Saturday, March 06, 2010


The following is a response to a discussion I'm part of on the World Pantheism website:

I think we confuse emotions and spiritual feelings because they are both the same thing. One enters a cathedral, constructed in the medieval period to put the peasants in awe, and one has a "feeling" as one enters that space. Another person enters a rain forest on the Olympic Peninsula and entering that space a similar "feeling" of awe is created. Both situations pluck the same emotional instrument in the human nervous system which evolution has constructed to help an individual make decisions (a physical emotional process ultimately) by which to thrive and procreate. The physical world plays our emotional nervous systems like a guitarist plucks a guitar. 

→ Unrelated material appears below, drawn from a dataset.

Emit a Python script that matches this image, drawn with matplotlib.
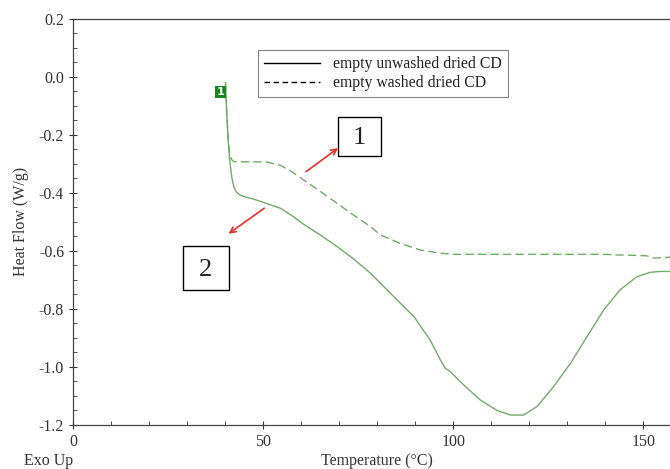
import matplotlib
matplotlib.use("Agg")
import matplotlib.pyplot as plt
from matplotlib.lines import Line2D
from matplotlib.patches import Rectangle
from matplotlib.ticker import MultipleLocator, FuncFormatter

plt.rcParams["font.family"] = ["Liberation Serif", "DejaVu Serif"]

# curve 2: empty unwashed dried CD
unwashed_T = [40.1, 40.4, 40.8, 41.3, 41.8, 42.3, 43.0, 44.0, 45.5, 47.0, 49.0, 51.0,
              54.5, 57.5, 60.6, 65.0, 69.4, 73.8, 78.2, 80.8, 85.2, 89.6, 93.9, 96.6,
              97.9, 99.2, 102.7, 107.1, 111.5, 115.0, 118.5, 122.0, 126.4, 130.8,
              135.2, 139.6, 143.9, 148.3, 151.8, 154.5, 157.0]
unwashed_HF = [-0.02, -0.12, -0.22, -0.30, -0.35, -0.38, -0.398, -0.408, -0.415, -0.42,
               -0.428, -0.437, -0.453, -0.478, -0.508, -0.545, -0.585, -0.628, -0.677,
               -0.711, -0.769, -0.826, -0.907, -0.976, -1.005, -1.016, -1.062, -1.114,
               -1.15, -1.166, -1.166, -1.137, -1.068, -0.988, -0.895, -0.803, -0.734,
               -0.689, -0.674, -0.671, -0.671]

# curve 1: empty washed dried CD
washed_T = [40.1, 40.4, 40.8, 41.2, 41.7, 42.2, 44.0, 47.0, 51.0, 54.5, 57.5, 60.6,
            65.0, 69.4, 73.8, 78.2, 80.8, 86.0, 91.3, 96.6, 100.0, 110.0, 120.0, 130.0,
            140.4, 142.2, 146.5, 150.9, 152.7, 157.0]
washed_HF = [-0.02, -0.12, -0.21, -0.265, -0.285, -0.292, -0.293, -0.293, -0.294, -0.305,
             -0.327, -0.355, -0.395, -0.436, -0.477, -0.516, -0.545, -0.574, -0.597,
             -0.608, -0.612, -0.612, -0.612, -0.612, -0.612, -0.614, -0.615, -0.617,
             -0.625, -0.622]

line_color = "#70ac68"
text_color = "#333333"

fig = plt.figure(figsize=(6.7, 4.69), dpi=100)
ax = fig.add_axes([0.109, 0.094, 0.891, 0.866])

ax.plot(unwashed_T, unwashed_HF, color=line_color, lw=1.0)
ax.plot(washed_T, washed_HF, color=line_color, lw=1.0, linestyle=(0, (6, 3)))

ax.set_xlim(0, 157)
ax.set_ylim(-1.2, 0.2)
ax.xaxis.set_major_locator(MultipleLocator(50))
ax.xaxis.set_minor_locator(MultipleLocator(10))
ax.yaxis.set_major_locator(MultipleLocator(0.2))
ax.yaxis.set_minor_locator(MultipleLocator(0.05))
ax.yaxis.set_major_formatter(FuncFormatter(lambda v, p: f"{v:.1f}"))
ax.tick_params(which="major", direction="inout", length=6, width=0.8,
               labelsize=11.5, colors=text_color, labelcolor=text_color)
ax.tick_params(which="minor", direction="in", length=3, width=0.6, colors=text_color)
ax.spines["right"].set_visible(False)
for s in ["left", "bottom", "top"]:
    ax.spines[s].set_color("#444444")
    ax.spines[s].set_linewidth(0.9)

ax.set_ylabel("Heat Flow (W/g)", fontsize=11.5, color=text_color, labelpad=7)
fig.text(0.563, 0.017, "Temperature (°C)", fontsize=11.5, color=text_color,
         ha="center", va="center")
fig.text(0.073, 0.017, "Exo Up", fontsize=11.5, color=text_color,
         ha="center", va="center")

# small green marker label
ax.text(38.8, -0.053, "1", fontsize=8, color="white", fontweight="bold",
        family="DejaVu Sans", ha="center", va="center",
        bbox=dict(boxstyle="square,pad=0.12", fc="#15871f", ec="none"))

handles = [Line2D([], [], color="black", lw=1.0),
           Line2D([], [], color="black", lw=1.0, linestyle=(0, (4, 2.5)))]
leg = ax.legend(handles, ["empty unwashed dried CD", "empty washed dried CD"],
                loc="upper right", bbox_to_anchor=(0.7286, 0.9236), borderaxespad=0,
                fontsize=11.3, frameon=True, fancybox=False, handlelength=3.6,
                borderpad=0.4, labelspacing=0.2, handletextpad=0.8)
leg.get_frame().set_edgecolor("#666666")
leg.get_frame().set_linewidth(0.8)
for t in leg.get_texts():
    t.set_color("#222222")

# numbered boxes with red arrows
ax.add_patch(Rectangle((69.7, -0.272), 11.35, 0.135, fc="white", ec="black", lw=1.0))
ax.text(75.4, -0.21, "1", fontsize=19, ha="center", va="center", color="#222222")
ax.add_patch(Rectangle((28.8, -0.734), 12.25, 0.149, fc="white", ec="black", lw=1.0))
ax.text(34.9, -0.665, "2", fontsize=19, ha="center", va="center", color="#222222")
ax.annotate("", xy=(69.7, -0.246), xytext=(61.3, -0.327),
            arrowprops=dict(arrowstyle="->", color="#e8302a", lw=1.2,
                            shrinkA=0, shrinkB=0))
ax.annotate("", xy=(40.9, -0.541), xytext=(50.3, -0.453),
            arrowprops=dict(arrowstyle="->", color="#e8302a", lw=1.2,
                            shrinkA=0, shrinkB=0))

fig.savefig("out.png", dpi=100)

I challenge people to try and describe a "spiritual" experience without eventually having to refer to the emotions or using  emotional terminology. A spiritual experience is an emotional response experienced by the physical body as it responds to the physicality of the natural world. Emotion is not experiencing anything beyond the physicality of the natural world, but when I understand myself as a feeling species responding to its environment with exactly the same sort of emotional apparatus as a tadpole in its environment or a bee in its, or beaver in its, then I'm really in awe of what the human animal has evolved into. I'm no different than a slug, just a little more complicated bit of machinery. The added fact that I can cogitate upon my reductionist architecture is the real ace in the hole.  

Beowulf is a poem where I got an image of how the monkish religious people projected their fears into the primal forests where monsters and all sorts of dangers lurked. I could see the good religious folk linking their fears onto old pagan tales that they found when they entered the Germanic territories. Another idea that taught me about how fears got religion is a comment in a history book about travel in the Dark Ages when only a handful of people would dare to travel even to the next town because of the dangers in the forest. I got this picture of these tiny isolated communities, surrounded by nearly trackless wilderness with people frozen by fear into immobility. Pedlars were the courageous explorers of that era. Extend that back to hunter gatherers who were constantly moving about in efforts to find game and "collectibles". These folk had no idea about human anatomy and the nervous system. They just had feelings about unknown versus known situations. The known was safer than the unknown, but the known might be a depleted berry patch or a fire-burned emptiness, so they had to experience that feeling of facing the unknown and go to an unknown place with fear and trepidation—that fear of the unknown they must go into was god to them, was awe to them, was a religious (i.e. spiritual) experience to them, but all they were experiencing was their emotional apparatus being triggered by their imaginative (images based on what their eyes had experienced heretofore) contemplation of the unknown. I thrill just describing the physicality of the world in which I find myself placed by an unbroken chain of successful adaptations that go back to my first single-celled ancestors.